Robo-COP29: Bots Boosted Propaganda Promoting Petrostate Host

Big Tech let thousands of bot accounts promote Azerbaijan’s propaganda before and during UN climate negotiations again this year. The Climate Action Against Disinformation coalition is releasing a brief on the bots that promoted Azerbaijan and the petrostate’s president, and shouted down critics of the regime across social media. 
Two reports published just ahead of COP29 revealed thousands of accounts were being created and used to serve a public relations function for Azerbaijan, and this new brief adds a third set of findings regarding thousands more posts, largely timed in what appears to be an attempt to offset critical stories- including, ironically, news of the bots. 
“Once again CAAD is forced to do what Big Tech can’t, or won’t, do, and identify content that breaks terms of service and puts the public at risk,” said CAAD research coordinator Sean Buchan. “Despite all the hype about AI or the metaverse, the continued failure to protect from the most basic coordinated inauthentic behaviour is not surprising. It’s instead a painful reminder platforms won’t clean up their act unless we make them.” 
New Findings:
  • On Facebook, CAAD found evidence that a post from Abzas media, a critic of the Azerbaijan government, was brigaded by likely hundreds of accounts with only a handful of followers, profile pictures copied from other social media, and an odd post consisting of a letter of the alphabet. 
    • The story being brigaded was about news coverage of bots flooding out #COP29 and #COP29Azerbaijan.

       

  • CAAD identified 554 suspicious X/Twitter accounts that were largely created in bursts, created and posting during Azerbaijan waking hours. 
    • 464 of those X/Twitter accounts posted identical text, “#COP29 #COP29Azerbaijan” a total of 5,632 times in the two weeks leading up to COP, the majority of which, 4,333, were quote tweets of the official @COP29_AZ account. 
    • A further 481 were quote tweets of content from Azerbaijan President Ilham Aliyev, and 346 quote tweets of the Assistant to the President. 
    • Two-thirds of the tweets posted the day of and after reporting that Azerbaijan will increase gas production by a third in the next decade, suggesting a tightly coordinated rapid response mechanism.
    • A second flurry of tweeting occurred on November 4th, when three critical reports were published on Azerbaijan’s “dreadful human rights and environmental record,” the country’s crackdown of critics, and the arrest of a climate activist, again demonstrating the bots’ public relations purpose.

       

  • On YouTube, two promotional videos from Azerbaijan’s COP29 channel were viewed over 1.5 million times, boosted by advertising and with similar hashtag-promoting comments.
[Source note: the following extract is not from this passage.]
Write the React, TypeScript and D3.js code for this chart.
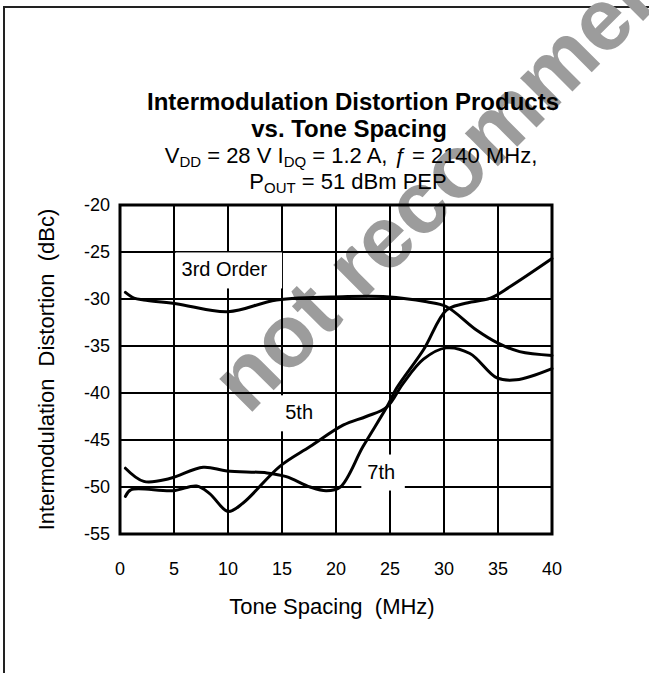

One 58-second clip on “inclusion and accessibility at COP29” was viewed over 840,000 times, an impressive showing relative to the 50,000 attendees for whom information about accessibility options at the conference center would be relevant.  
This is not the first time Big Tech has failed to mitigate the damage done by disinformation campaigns, as fake accounts were used to defend the host country last year, when we similarly raised concerns about digital climate disinformation, and analysis of COP27 estimated 6% of the X/Twitter conversation was suspected bots. 
Yet Big Tech remains unwilling or incapable of protecting users from these repeated, predictable, easily identified and clearly coordinated inauthentic attacks, used to suppress criticsm and promote petrostates. 
As a result, CAAD, along with nearly 100 organizations and experts, have issued an open letter calling on governments to hold Big Tech accountable for its role facilitating the spread of Big Oil’s harmful climate disinformation.